In its 22-page emergency motion for a stay pending appeal, the U.S. Department of Justice primarily relies on a series of favorable rulings by the U.S. Supreme Court on its so-called “shadow docket.”

In each of three separate, but similar, cited cases, a majority of justices on the nation’s high court stayed district court injunctions barring administrative agencies – like the Department of Education and the Office of Personnel Management – from moving forward with controversial plans to slash federal workforces and end programs.

“Those interim orders ‘squarely control’ here because they necessarily ‘inform how a court should exercise its equitable discretion in like cases,'” the DOJ argues. “The government’s unbroken string of Supreme Court victories on these issues thus confirms that the stay factors are satisfied and the government is entitled to a stay.”

The motion goes on to argue the merits of the case as the Trump administration sees it – by relitigating earlier claims that the district court lacks jurisdiction over the matter. While these claims fell on deaf ears before DuBose, such arguments might convince the appellate panel.

To hear the DOJ tell it, the plaintiff states did not have standing to bring “an amorphous challenge” to the agency’s restructuring efforts “based on speculation” that the remaining employees would be unable to perform statutorily mandated functions assigned to HHS. The motion further argues the lower court “erred” in accepting such arguments.

“Plaintiffs lack standing to bring a broad, prospective challenge based on speculation about the Department’s inability to meet its obligations,” the motion goes on. “Most of the district court’s analysis was premised on the notion that the planned restructuring would harm the states’ citizens, not the states themselves. It is black-letter law, however, that states cannot sue the federal government on behalf of their citizens as parens patriae. A state might respond to a reduction in federal services by providing additional state services, but a desire to ‘supply social services such as healthcare and education,’ is not cognizable.”

The government also insisted the dispute is fundamentally a personnel action and therefore governed by the Civil Service Reform Act (CSRA).

In essence, the DOJ argued that even if the plaintiffs could prove they belong before a court, a district court is the wrong avenue for relief.

“Even if plaintiffs had standing, the district court would still lack jurisdiction to enjoin federal personnel decisions,” the motion goes on. “In the CSRA, Congress ‘established a comprehensive system’ that provides the ‘exclusive means’ for reviewing such matters. And those ‘exclusive means’ are [Merit Systems Protection Board] proceedings brought by affected employees, not lawsuits by third parties in district court.”

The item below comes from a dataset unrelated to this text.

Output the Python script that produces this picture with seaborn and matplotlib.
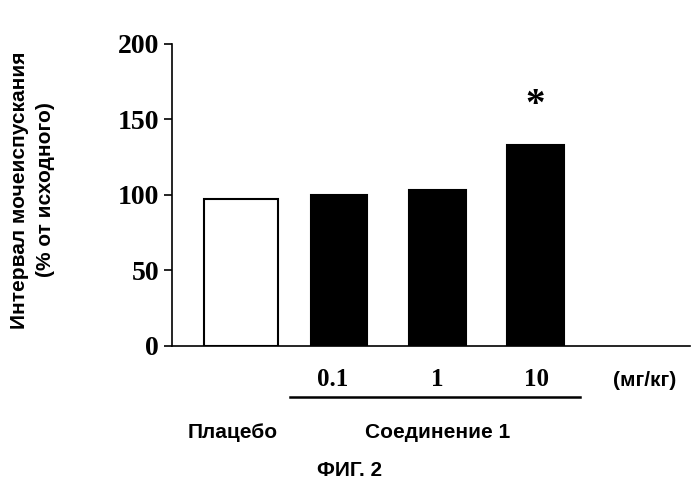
import matplotlib
matplotlib.use("Agg")
import matplotlib.pyplot as plt
import seaborn as sns
import pandas as pd

groups = ["Плацебо", "0.1", "1", "10"]
values = [97, 100, 103, 133]
colors = ["white", "black", "black", "black"]
yticks = [0, 50, 100, 150, 200]

df = pd.DataFrame({"g": groups, "v": values})
fig = plt.figure(figsize=(7, 4.88), dpi=100)
ax = fig.add_axes([0.246, 0.291, 0.74, 0.619])
sns.barplot(data=df, x="g", y="v", hue="g", palette=colors, legend=False,
            edgecolor="black", linewidth=1.5, width=0.58, ax=ax)
ax.patches[0].set_width(0.76)
ax.patches[0].set_x(-0.38)
ax.set_xlim(-0.70, 4.58)
ax.set_ylim(0, 200)
ax.set_yticks(yticks)
ax.set_yticklabels([str(t) for t in yticks], fontfamily="Liberation Serif",
                   fontweight="bold", fontsize=20)
ax.tick_params(axis="y", length=6, width=1.2)
ax.set_xticks([])
ax.set_xlabel("")
ax.set_ylabel("")
for s in ["top", "right"]:
    ax.spines[s].set_visible(False)
ax.spines["left"].set_linewidth(1.2)
ax.spines["bottom"].set_linewidth(1.2)
ax.text(3, 147, "*", ha="center", va="bottom", fontsize=28, fontweight="bold",
        fontfamily="Liberation Serif")

serif = dict(fontfamily="Liberation Serif", fontweight="bold", fontsize=18)
sans = dict(fontfamily="Liberation Sans", fontweight="bold", fontsize=15)
for x, lab in zip([333, 437, 536], groups[1:]):
    fig.text(x/700, 1-380/488, lab, ha="center", va="center", **serif)
fig.text(645/700, 1-381/488, "(мг/кг)", ha="center", va="center", **sans)
fig.add_artist(plt.Line2D([290/700, 580/700], [1-397/488]*2, color="black", lw=1.8))
fig.text(233/700, 1-432/488, "Плацебо", ha="center", va="center", **sans)
fig.text(438/700, 1-432/488, "Соединение 1", ha="center", va="center", **sans)
fig.text(350/700, 1-470/488, "ФИГ. 2", ha="center", va="center", **sans)
fig.text(20/700, 1-190/488, "Интервал мочеиспускания", rotation=90,
         ha="center", va="center", **sans)
fig.text(46/700, 1-190/488, "(% от исходного)", rotation=90,
         ha="center", va="center", **sans)
fig.savefig("out.png", dpi=100)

In this case, several states are suing – not employees themselves.

The Trump administration argued this state of affairs or more or less proved their point, because “Congress did not create a mechanism for states or other strangers to the employment relationship to challenge the termination of federal employees.”

In short, the DOJ argued the states were intentionally left out of the CSRA – and that federal workers have no other recourse for being fired under the auspices of a reduction in force (RIF), or mass firing.

“Were the law otherwise, gamesmanship would abound,” the motion continues. “Any party believing that a RIF would affect government services could bring a lawsuit until someone found a court willing to enjoin it. This case proves the point: the order in this case requires the government to continue paying employees whose terminations were separately at issue in the [aforementioned Supreme Court shadow docket] litigation.”